The second big challenge is in setting up big tertiary care hospitals. We have been told there is enough land bank to offer. So, getting enough land at an affordable cost is crucial for viability of health projects. This way, the private sector can also pass on the accrued benefits to the patients.
The third critical area is streamlining the licensing mechanism for the sector. There is a ‘Licensing Raj’ culture going on, which needs to end and the government must ensure a single-window clearance structure. At present, more than 150 licences—including those from the health, fire and pollution department—are required to start a hospital. The single-window clearance should also operate in a time-bound manner. The healthcare sector can achieve a transformation if the government can focus on these issues.
What are the lessons from the earlier budgets? There is a perception that healthcare has never been much in focus so far.
If we need to achieve health for all, there has to be a healthy balance between the government and private players. The earlier government suffered from a complete policy paralysis—neither was it hand-holding the private sector, nor was it putting processes of excellence in the government sector. To give you an example, 50% of the beds in government hospitals are non-functional. So, if we can put proper governance in place in the healthcare sector and make these beds functional, ensure doctors at the hospitals at an appropriate time, strengthen our primary healthcare in the government machinery—then that will go a long way in providing healthcare to a majority of society.

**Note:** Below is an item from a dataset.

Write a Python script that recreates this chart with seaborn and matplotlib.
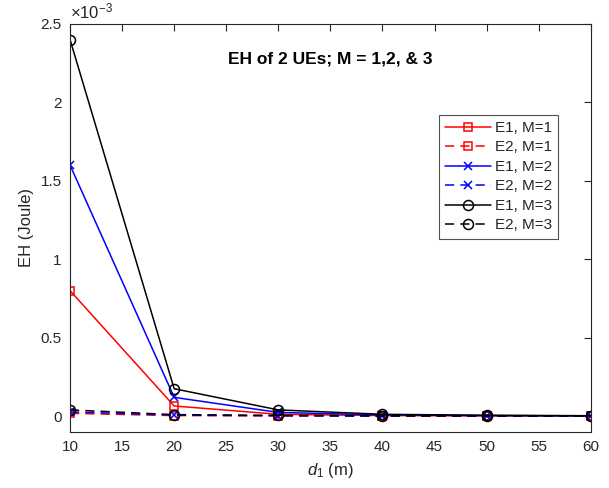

Secondly, the government must offer incentives that are meaningful to the private sector. For example, we were given incentives to open hospitals in small towns. Now, other basic infrastructure is not made available in such areas; the clarity among the statutory bodies for implementing the incentive policy is not there. So the government needs to create the whole infrastructure rather than asking us to spread healthcare in remote geographies. Plus, there are many urban poor living in metropolitan towns who are living in a much worse condition than those living in small towns because they are exposed to a larger number of diseases and they have nowhere to go. So the same consideration for the urban poor will also make a lot of sense.
If your expectations are fulfilled in this budget, where do you see the sector going? What is its growth potential?
Healthcare is at a point of inflection. Currently, we have estimated the sector at $75 billion and this is estimated to grow to $240 billion by 2020 and $480 billion by 2025. And all these expectations are based on the assumption that our insurance penetration is between 25-30%. If our insurance penetration is increased and it becomes close to 35-40% of our population, then sky is the limit. So, one important initiative that the government can take is to provide health insurance cover to a larger section of the society. This can be done by having proper schemes, right implementation and appropriate checks and balances. If we can bring in a larger population into the health insurance ecosystem, that would itself transform the healthcare sector of the country.